■ **The records**
········
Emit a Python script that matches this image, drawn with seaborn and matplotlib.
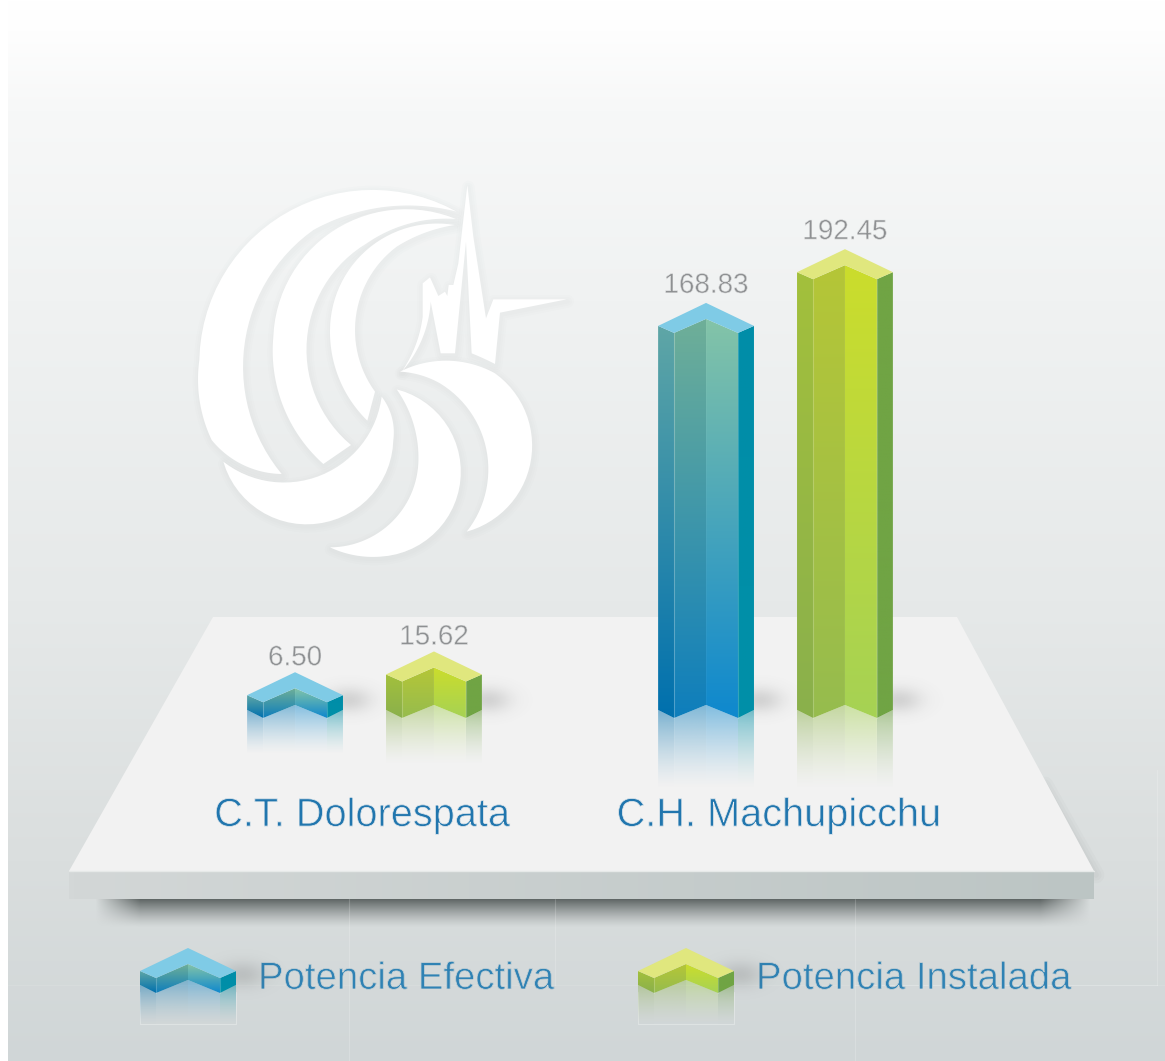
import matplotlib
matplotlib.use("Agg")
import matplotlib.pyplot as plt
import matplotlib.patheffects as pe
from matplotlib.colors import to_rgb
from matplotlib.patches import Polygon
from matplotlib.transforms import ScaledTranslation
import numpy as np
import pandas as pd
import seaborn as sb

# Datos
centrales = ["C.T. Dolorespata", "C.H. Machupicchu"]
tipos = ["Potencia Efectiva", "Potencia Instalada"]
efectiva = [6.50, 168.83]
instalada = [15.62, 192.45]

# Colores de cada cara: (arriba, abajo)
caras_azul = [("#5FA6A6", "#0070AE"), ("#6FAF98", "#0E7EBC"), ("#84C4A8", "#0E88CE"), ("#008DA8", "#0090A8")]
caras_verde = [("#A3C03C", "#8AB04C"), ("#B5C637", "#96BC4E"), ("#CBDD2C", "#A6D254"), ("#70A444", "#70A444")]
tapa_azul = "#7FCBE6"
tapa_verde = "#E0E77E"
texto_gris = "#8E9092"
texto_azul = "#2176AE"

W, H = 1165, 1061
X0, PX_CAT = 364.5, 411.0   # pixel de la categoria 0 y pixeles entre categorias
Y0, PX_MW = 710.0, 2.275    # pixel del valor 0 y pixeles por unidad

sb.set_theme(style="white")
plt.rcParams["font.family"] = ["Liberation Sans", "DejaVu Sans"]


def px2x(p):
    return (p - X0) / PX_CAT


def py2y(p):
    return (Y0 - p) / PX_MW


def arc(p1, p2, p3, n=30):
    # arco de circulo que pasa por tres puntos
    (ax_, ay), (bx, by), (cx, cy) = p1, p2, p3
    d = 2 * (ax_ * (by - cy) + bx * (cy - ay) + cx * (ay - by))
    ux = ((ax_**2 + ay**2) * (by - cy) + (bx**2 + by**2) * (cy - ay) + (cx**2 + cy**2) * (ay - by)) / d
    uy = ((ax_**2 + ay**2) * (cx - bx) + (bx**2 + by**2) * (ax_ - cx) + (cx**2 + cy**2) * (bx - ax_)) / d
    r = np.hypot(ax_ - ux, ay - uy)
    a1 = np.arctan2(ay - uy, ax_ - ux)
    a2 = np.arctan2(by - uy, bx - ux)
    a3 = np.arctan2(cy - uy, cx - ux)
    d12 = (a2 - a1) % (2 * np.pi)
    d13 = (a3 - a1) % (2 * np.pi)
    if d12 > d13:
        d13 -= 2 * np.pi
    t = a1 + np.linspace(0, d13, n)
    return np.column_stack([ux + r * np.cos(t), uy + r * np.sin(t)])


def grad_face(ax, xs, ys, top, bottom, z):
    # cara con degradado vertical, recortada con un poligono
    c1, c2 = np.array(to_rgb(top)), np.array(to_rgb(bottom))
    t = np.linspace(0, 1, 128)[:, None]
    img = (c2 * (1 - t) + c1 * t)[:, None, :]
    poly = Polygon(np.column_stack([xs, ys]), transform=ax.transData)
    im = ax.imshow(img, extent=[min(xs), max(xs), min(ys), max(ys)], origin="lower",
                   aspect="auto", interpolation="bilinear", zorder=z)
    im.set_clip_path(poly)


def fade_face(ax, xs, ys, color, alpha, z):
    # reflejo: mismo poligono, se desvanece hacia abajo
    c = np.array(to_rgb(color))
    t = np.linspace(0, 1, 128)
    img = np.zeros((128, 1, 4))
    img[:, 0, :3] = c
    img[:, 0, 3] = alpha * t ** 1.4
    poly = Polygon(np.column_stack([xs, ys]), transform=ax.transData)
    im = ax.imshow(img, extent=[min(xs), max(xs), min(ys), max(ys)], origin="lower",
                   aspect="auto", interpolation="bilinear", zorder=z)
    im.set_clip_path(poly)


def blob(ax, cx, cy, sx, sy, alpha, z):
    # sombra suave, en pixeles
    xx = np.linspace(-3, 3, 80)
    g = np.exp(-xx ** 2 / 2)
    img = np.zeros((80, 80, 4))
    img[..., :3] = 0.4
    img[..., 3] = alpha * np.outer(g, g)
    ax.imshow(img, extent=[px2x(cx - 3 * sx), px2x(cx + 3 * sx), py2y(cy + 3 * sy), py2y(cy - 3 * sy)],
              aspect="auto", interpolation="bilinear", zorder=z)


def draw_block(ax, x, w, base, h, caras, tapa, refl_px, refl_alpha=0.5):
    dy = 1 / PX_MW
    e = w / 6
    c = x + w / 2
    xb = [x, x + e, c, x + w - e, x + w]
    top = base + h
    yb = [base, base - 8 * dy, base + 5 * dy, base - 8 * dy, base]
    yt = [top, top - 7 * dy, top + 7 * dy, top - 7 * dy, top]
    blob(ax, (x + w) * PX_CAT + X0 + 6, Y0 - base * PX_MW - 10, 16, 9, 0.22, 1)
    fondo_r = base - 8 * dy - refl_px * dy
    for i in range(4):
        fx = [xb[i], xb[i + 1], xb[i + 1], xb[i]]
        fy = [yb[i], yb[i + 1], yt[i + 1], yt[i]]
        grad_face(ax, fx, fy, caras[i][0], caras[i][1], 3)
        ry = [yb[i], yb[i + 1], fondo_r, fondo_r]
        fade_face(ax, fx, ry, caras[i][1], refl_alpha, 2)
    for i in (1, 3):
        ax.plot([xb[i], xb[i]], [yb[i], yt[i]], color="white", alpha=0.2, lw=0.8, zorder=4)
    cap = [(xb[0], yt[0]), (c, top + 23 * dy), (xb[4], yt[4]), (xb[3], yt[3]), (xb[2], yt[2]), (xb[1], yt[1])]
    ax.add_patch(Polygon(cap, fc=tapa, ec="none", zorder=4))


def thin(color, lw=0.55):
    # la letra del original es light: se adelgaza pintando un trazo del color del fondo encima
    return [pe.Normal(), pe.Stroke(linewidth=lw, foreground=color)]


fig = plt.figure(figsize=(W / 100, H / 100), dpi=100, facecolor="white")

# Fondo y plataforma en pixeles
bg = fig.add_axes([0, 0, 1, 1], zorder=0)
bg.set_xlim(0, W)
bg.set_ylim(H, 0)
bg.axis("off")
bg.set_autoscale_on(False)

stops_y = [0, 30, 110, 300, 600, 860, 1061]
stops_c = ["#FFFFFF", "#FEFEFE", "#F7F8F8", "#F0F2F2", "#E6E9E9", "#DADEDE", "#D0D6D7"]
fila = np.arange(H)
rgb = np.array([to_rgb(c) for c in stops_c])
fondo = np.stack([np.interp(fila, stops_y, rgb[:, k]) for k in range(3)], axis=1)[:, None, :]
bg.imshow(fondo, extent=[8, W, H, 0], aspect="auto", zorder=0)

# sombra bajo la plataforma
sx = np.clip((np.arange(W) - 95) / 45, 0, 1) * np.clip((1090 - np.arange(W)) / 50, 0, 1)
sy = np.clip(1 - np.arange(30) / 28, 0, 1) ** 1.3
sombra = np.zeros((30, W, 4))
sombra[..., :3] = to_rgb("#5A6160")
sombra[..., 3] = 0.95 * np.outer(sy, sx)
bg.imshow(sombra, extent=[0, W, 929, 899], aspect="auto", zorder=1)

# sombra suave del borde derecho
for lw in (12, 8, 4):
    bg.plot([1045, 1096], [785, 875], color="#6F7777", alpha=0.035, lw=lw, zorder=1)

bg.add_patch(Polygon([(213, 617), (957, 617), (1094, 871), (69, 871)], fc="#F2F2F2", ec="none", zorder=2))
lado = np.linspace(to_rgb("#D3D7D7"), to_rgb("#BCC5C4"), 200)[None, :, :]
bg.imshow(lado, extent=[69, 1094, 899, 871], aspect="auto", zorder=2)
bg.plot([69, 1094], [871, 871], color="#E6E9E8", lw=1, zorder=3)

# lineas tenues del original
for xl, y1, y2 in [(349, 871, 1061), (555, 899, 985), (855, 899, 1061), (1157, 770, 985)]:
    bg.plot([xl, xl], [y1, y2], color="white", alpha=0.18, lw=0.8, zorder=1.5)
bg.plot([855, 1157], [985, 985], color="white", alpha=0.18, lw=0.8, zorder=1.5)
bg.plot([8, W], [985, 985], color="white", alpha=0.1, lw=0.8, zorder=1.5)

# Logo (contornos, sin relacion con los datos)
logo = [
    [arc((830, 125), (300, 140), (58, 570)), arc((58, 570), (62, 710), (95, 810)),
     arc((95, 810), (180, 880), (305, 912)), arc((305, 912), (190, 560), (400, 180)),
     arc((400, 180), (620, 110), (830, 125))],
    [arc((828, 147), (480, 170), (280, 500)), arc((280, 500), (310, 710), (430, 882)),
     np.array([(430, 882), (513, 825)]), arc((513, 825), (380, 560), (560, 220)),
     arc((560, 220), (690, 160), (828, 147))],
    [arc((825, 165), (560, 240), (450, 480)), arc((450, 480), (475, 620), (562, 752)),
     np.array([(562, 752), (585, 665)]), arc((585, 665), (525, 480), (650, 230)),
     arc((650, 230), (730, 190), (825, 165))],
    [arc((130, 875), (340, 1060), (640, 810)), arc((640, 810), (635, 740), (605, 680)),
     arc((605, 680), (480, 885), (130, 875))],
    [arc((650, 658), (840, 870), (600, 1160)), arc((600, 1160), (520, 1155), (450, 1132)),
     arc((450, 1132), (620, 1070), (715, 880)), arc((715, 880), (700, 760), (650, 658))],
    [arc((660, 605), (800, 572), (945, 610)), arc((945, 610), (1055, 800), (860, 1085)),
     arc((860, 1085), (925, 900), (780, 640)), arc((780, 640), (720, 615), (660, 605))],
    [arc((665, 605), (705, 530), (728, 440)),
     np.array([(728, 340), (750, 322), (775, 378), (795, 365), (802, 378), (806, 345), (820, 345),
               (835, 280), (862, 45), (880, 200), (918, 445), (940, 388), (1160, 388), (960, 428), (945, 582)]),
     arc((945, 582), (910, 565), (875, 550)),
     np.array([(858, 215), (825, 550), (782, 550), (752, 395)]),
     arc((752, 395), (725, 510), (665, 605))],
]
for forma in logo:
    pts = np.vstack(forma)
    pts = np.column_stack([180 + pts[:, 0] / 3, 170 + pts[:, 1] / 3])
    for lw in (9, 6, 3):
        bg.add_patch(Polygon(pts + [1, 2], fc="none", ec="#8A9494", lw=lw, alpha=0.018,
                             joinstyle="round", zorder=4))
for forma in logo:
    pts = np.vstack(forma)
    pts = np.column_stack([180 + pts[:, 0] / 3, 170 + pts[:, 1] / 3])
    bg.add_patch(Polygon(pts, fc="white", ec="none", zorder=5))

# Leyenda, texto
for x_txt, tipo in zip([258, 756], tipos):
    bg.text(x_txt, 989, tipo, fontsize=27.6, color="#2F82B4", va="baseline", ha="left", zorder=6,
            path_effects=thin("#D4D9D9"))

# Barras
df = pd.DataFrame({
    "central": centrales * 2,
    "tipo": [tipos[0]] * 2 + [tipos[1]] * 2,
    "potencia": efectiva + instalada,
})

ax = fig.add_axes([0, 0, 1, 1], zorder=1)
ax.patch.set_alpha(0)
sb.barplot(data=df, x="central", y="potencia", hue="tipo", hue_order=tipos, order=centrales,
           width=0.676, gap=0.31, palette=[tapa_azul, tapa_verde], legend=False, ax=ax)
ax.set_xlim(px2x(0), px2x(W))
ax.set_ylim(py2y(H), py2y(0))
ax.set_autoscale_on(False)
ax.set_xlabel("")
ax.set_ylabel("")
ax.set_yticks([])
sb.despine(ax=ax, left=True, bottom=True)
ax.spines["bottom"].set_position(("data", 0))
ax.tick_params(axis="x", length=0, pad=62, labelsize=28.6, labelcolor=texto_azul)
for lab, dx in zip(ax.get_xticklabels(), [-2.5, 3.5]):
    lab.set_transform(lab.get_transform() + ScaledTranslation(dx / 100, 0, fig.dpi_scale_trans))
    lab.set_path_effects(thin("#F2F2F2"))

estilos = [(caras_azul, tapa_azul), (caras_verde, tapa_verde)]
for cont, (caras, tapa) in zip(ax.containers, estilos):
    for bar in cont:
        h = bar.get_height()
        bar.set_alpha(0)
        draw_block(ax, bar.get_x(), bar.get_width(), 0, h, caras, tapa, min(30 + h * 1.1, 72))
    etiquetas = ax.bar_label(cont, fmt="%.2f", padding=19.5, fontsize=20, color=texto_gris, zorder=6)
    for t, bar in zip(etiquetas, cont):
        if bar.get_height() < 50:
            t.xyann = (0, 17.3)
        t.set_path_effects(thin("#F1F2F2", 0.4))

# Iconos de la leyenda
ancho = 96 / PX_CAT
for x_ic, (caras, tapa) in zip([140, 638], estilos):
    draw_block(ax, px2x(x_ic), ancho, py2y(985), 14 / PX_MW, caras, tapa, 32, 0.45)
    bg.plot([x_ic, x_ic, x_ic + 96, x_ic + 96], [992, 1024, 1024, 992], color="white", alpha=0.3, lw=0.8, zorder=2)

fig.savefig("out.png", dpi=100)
········
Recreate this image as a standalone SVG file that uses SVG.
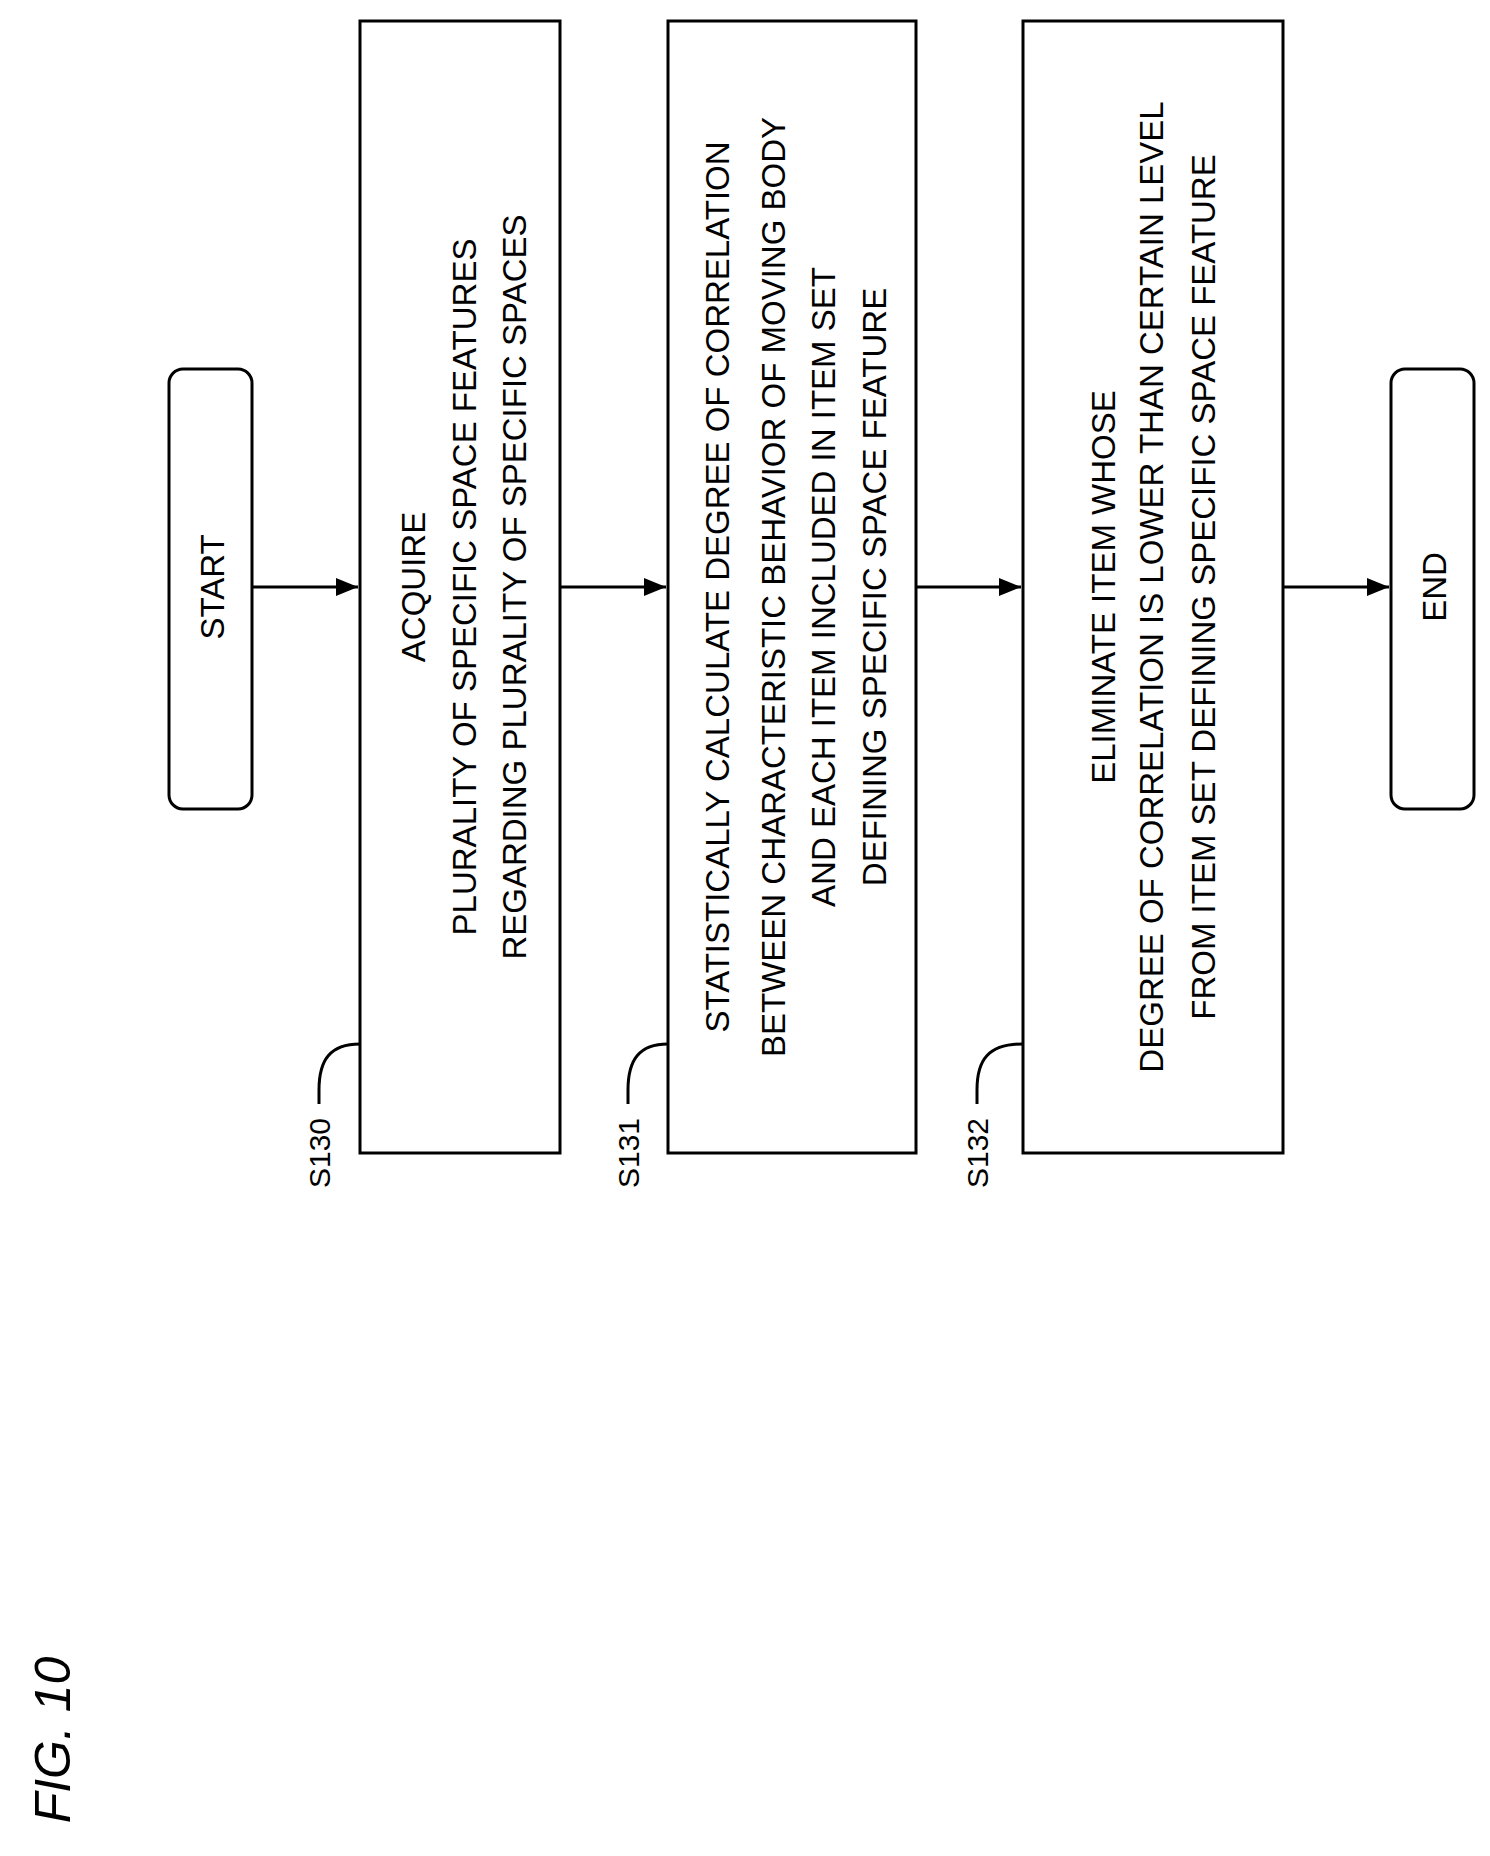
········
■ **Challenge**
Start at the line that contains "Emit a Python", stop at the line that contains "instalada = [15.62, 192.45]", and reproduce each line in that stretch exactly. Pictures are excluded.

■ **Full solution**
Emit a Python script that matches this image, drawn with seaborn and matplotlib.
import matplotlib
matplotlib.use("Agg")
import matplotlib.pyplot as plt
import matplotlib.patheffects as pe
from matplotlib.colors import to_rgb
from matplotlib.patches import Polygon
from matplotlib.transforms import ScaledTranslation
import numpy as np
import pandas as pd
import seaborn as sb

# Datos
centrales = ["C.T. Dolorespata", "C.H. Machupicchu"]
tipos = ["Potencia Efectiva", "Potencia Instalada"]
efectiva = [6.50, 168.83]
instalada = [15.62, 192.45]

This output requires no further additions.